By Stephanie N. Rotondo

Seattle, Nov. 10 – The preferred stock market once again was experiencing “quite a decent sell-off in secondary issues,” a trader said Thursday.

Preferreds got slammed on Wednesday in the wake of the election results that gave Donald Trump, the Republican nominee, the presidency. That trend continued into Thursday.

However, in addition to the election upset, a trader commented that “a lot of stuff went ex-dividend, so that is throwing off prices as well.”

The Wells Fargo Hybrid and Preferred Securities index closed down 168 basis points, after being off 58 bps at mid-morning.

The index lost 87 bps on Wednesday.

While bank equities have rallied on Trump’s election – due to the belief that bank regulations would get watered down under his leadership – bank preferreds have not fared as well.

For instance, Wells Fargo & Co.’s 5.5% series X class A noncumulative preferreds (NYSE: WFCPX) declined 62 cents, or 2.49%, to $24.30.

In JPMorgan Chase & Co. paper, the 5.5% series O noncumulative preferreds (NYSE: JPMPD) waned 39 cents, or 1.56%, to $24.68. The 6.1% series AA noncumulative preferreds (NYSE: JPMPG) declined 80 cents, or 3.06%, to $25.36.

And, the 6.15% series BB noncumulative preferreds (NYSE: JPMPH) slid 82 cents, or 3.13%, to $25.39.

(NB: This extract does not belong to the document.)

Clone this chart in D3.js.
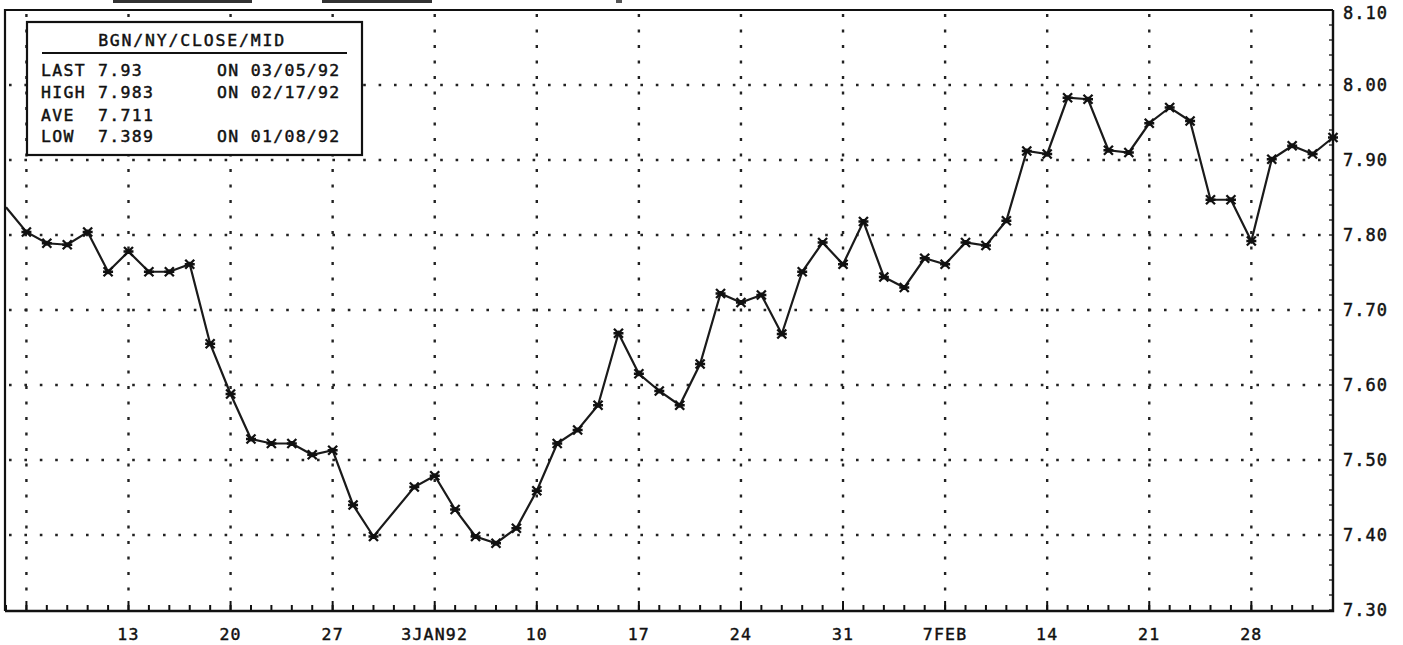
<!DOCTYPE html>
<html><head><meta charset="utf-8">
<script src="https://cdn.jsdelivr.net/npm/d3@7"></script>
<style>
html,body{margin:0;padding:0;background:#fff;}
svg{display:block;}
text{font-family:"DejaVu Sans Mono","Liberation Mono",monospace;fill:#111;stroke:#111;stroke-width:0.45px;}
</style></head>
<body>
<script>
// ---- data ----
const dates = ["1991-12-05","1991-12-06","1991-12-09","1991-12-10","1991-12-11","1991-12-12","1991-12-13",
"1991-12-16","1991-12-17","1991-12-18","1991-12-19","1991-12-20","1991-12-23","1991-12-24","1991-12-25",
"1991-12-26","1991-12-27","1991-12-30","1991-12-31","1992-01-02","1992-01-03","1992-01-06","1992-01-07",
"1992-01-08","1992-01-09","1992-01-10","1992-01-13","1992-01-14","1992-01-15","1992-01-16","1992-01-17",
"1992-01-20","1992-01-21","1992-01-22","1992-01-23","1992-01-24","1992-01-27","1992-01-28","1992-01-29",
"1992-01-30","1992-01-31","1992-02-03","1992-02-04","1992-02-05","1992-02-06","1992-02-07","1992-02-10",
"1992-02-11","1992-02-12","1992-02-13","1992-02-14","1992-02-17","1992-02-18","1992-02-19","1992-02-20",
"1992-02-21","1992-02-24","1992-02-25","1992-02-26","1992-02-27","1992-02-28","1992-03-02","1992-03-03",
"1992-03-04","1992-03-05"];
const values = [7.837,7.804,7.789,7.787,7.804,7.751,7.778,
7.751,7.751,7.761,7.655,7.588,7.528,7.522,7.522,
7.507,7.513,7.440,7.398,7.464,7.479,7.434,7.398,
7.389,7.409,7.459,7.522,7.540,7.573,7.669,7.615,
7.592,7.573,7.628,7.722,7.710,7.720,7.668,7.751,
7.790,7.761,7.818,7.744,7.730,7.769,7.761,7.790,
7.786,7.819,7.912,7.908,7.983,7.981,7.913,7.910,
7.949,7.970,7.952,7.847,7.847,7.792,7.901,7.919,
7.908,7.930];
const axisStart = "1991-12-05", axisEnd = "1992-03-05";
const xTickDates = ["1991-12-06","1991-12-13","1991-12-20","1991-12-27","1992-01-03","1992-01-10","1992-01-17",
"1992-01-24","1992-01-31","1992-02-07","1992-02-14","1992-02-21","1992-02-28"];
const xTickLabels = ["","13","20","27","3JAN92","10","17","24","31","7FEB","14","21","28"];
const yTicks = [7.30,7.40,7.50,7.60,7.70,7.80,7.90,8.00,8.10];
const yTickLabels = ["7.30","7.40","7.50","7.60","7.70","7.80","7.90","8.00","8.10"];
const legendTitle = "BGN/NY/CLOSE/MID";
const legendNames = ["LAST","HIGH","AVE","LOW"];
const legendValues = ["7.93","7.983","7.711","7.389"];
const legendDates = ["ON 03/05/92","ON 02/17/92","","ON 01/08/92"];

// ---- setup ----
const W = 1403, H = 645;
const svg = d3.select("body").append("svg").attr("width", W).attr("height", H);
const parse = d3.utcParse("%Y-%m-%d");
const t0 = parse(axisStart), t1 = parse(axisEnd);
const isWeekday = d => d.getUTCDay() !== 0 && d.getUTCDay() !== 6;
const bdays = d3.utcDays(t0, d3.utcDay.offset(t1, 1)).filter(isWeekday);
const bIndex = s => { const d = parse(s); return bdays.findIndex(b => +b === +d); };

const x = d3.scaleLinear().domain([0, bdays.length - 1]).range([6, 1333]);
const y = d3.scaleLinear().domain([7.30, 8.10]).range([610, 10]);
const L = 5, R = 1333, T = 10, B = 611;

// top artifacts (cut-off buttons)
svg.append("rect").attr("x",113).attr("y",0).attr("width",139).attr("height",3).attr("fill","#333");
svg.append("rect").attr("x",322).attr("y",0).attr("width",110).attr("height",3).attr("fill","#333");
svg.append("rect").attr("x",616).attr("y",0).attr("width",6).attr("height",3).attr("fill","#555");

// grid
const g = svg.append("g");
g.selectAll(".hg").data(yTicks.filter(v => v > 7.31 && v < 8.09)).join("line")
  .attr("x1", L + 4).attr("x2", R - 2).attr("y1", d => y(d)).attr("y2", d => y(d))
  .attr("stroke", "#222").attr("stroke-width", 2.6).attr("stroke-dasharray", "2.6,12.8");
g.selectAll(".vg").data(xTickDates).join("line")
  .attr("x1", d => x(bIndex(d))).attr("x2", d => x(bIndex(d)))
  .attr("y1", T + 4).attr("y2", B - 12)
  .attr("stroke", "#222").attr("stroke-width", 2.4).attr("stroke-dasharray", "3,12.5");

// bottom axis ticks
const ax = svg.append("g");
ax.selectAll(".mt").data(d3.range(bdays.length)).join("line")
  .attr("x1", d => x(d)).attr("x2", d => x(d)).attr("y1", B).attr("y2", B - 6)
  .attr("stroke", "#111").attr("stroke-width", 2);
ax.selectAll(".Mt").data(xTickDates).join("line")
  .attr("x1", d => x(bIndex(d))).attr("x2", d => x(bIndex(d))).attr("y1", B).attr("y2", B - 10)
  .attr("stroke", "#111").attr("stroke-width", 2);
ax.selectAll(".xl").data(xTickDates).join("text")
  .attr("x", d => x(bIndex(d))).attr("y", 640)
  .attr("text-anchor", "middle").attr("font-size", 16.5).attr("letter-spacing", 1.2)
  .text((d, i) => xTickLabels[i]);

// right axis minor ticks
ax.selectAll(".rt").data(d3.range(7.30, 8.1001, 0.02)).join("line")
  .attr("x1", R).attr("x2", R - 4).attr("y1", d => y(d)).attr("y2", d => y(d))
  .attr("stroke", "#333").attr("stroke-width", 1.5);
ax.selectAll(".yl").data(yTicks).join("text")
  .attr("x", 1343).attr("y", d => Math.max(y(d), 13)).attr("dy", "0.36em")
  .attr("font-size", 17).attr("letter-spacing", 1)
  .text((d, i) => yTickLabels[i]);

// frame
svg.append("path").attr("d", `M${L},${B}V${T}H${R}`).attr("fill", "none").attr("stroke", "#111").attr("stroke-width", 2.2);
svg.append("path").attr("d", `M${L},${B}H${R}V${T}`).attr("fill", "none").attr("stroke", "#111").attr("stroke-width", 2.4);

// data line
const pts = dates.map((d, i) => ({ i: bIndex(d), v: values[i] }));
svg.append("path").datum(pts)
  .attr("d", d3.line().x(d => x(d.i)).y(d => y(d.v)))
  .attr("fill", "none").attr("stroke", "#1a1a1a").attr("stroke-width", 2.2);
const star = "M-4.5,-4.5L4.5,4.5M-4.5,4.5L4.5,-4.5M-5,0L5,0M0,-2.5L0,2.5";
svg.selectAll(".mk").data(pts.slice(1)).join("path")
  .attr("transform", d => `translate(${x(d.i)},${y(d.v)})`)
  .attr("d", star).attr("stroke", "#111").attr("stroke-width", 2.3).attr("fill", "none");

// legend box
const lg = svg.append("g");
lg.append("rect").attr("x", 27).attr("y", 22).attr("width", 335).attr("height", 133)
  .attr("fill", "#fff").attr("stroke", "#111").attr("stroke-width", 2.2);
lg.append("text").attr("x", 192).attr("y", 40).attr("dy", "0.36em").attr("text-anchor", "middle")
  .attr("font-size", 16.5).attr("letter-spacing", 1.8).text(legendTitle);
lg.append("line").attr("x1", 42).attr("x2", 347).attr("y1", 53).attr("y2", 53).attr("stroke", "#111").attr("stroke-width", 2);
const rowY = [70, 92, 115, 136];
legendNames.forEach((n, i) => {
  lg.append("text").attr("x", 41).attr("y", rowY[i]).attr("dy", "0.36em").attr("font-size", 16.5).attr("letter-spacing", 1.3).text(n);
  lg.append("text").attr("x", 98).attr("y", rowY[i]).attr("dy", "0.36em").attr("font-size", 16.5).attr("letter-spacing", 1.3).text(legendValues[i]);
  lg.append("text").attr("x", 217).attr("y", rowY[i]).attr("dy", "0.36em").attr("font-size", 16.5).attr("letter-spacing", 1.3).text(legendDates[i]);
});
</script>
</body></html>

As for Citigroup Inc., its 6.3% series S noncumulative preferreds (NYSE: CPS) dropped 82 cents, or 3.15%, to $25.18.

Fannie Mae and Freddie Mac preferreds meantime continued to buck the downward trend, as the market speculates that Trump – and a Republican-controlled Congress – might allow the GSEs to recapitalize, thereby reducing taxpayer risk.

The government-elect could also be more aggressive when it comes to housing finance reform, though it might not be at the top of the priority list.

Freddie’s 8.375% fixed-to-floating rate noncumulative preferreds (OTCBB: FMCKJ) were up 40 cents, or 8.89%, at $4.90. Fannie’s 8.25% series S fixed-to-floating rate noncumulative preferreds (OTCBB: FNMAS) rose 31 cents, or 6.61%, to $5.00.

Both issues traded over 7 million times during the session.

In addition to hopes that Trump and his Congress would change GSE-linked policy, there has also been some chatter out of the courts. The buzz is that perhaps lawsuits might be able to be brought against the agencies at the state level.

Currently, all lawsuits against Fannie and Freddie – and there are several – have been brought in federal courts. But there has been some question as to whether or not federal jurisdiction is necessary.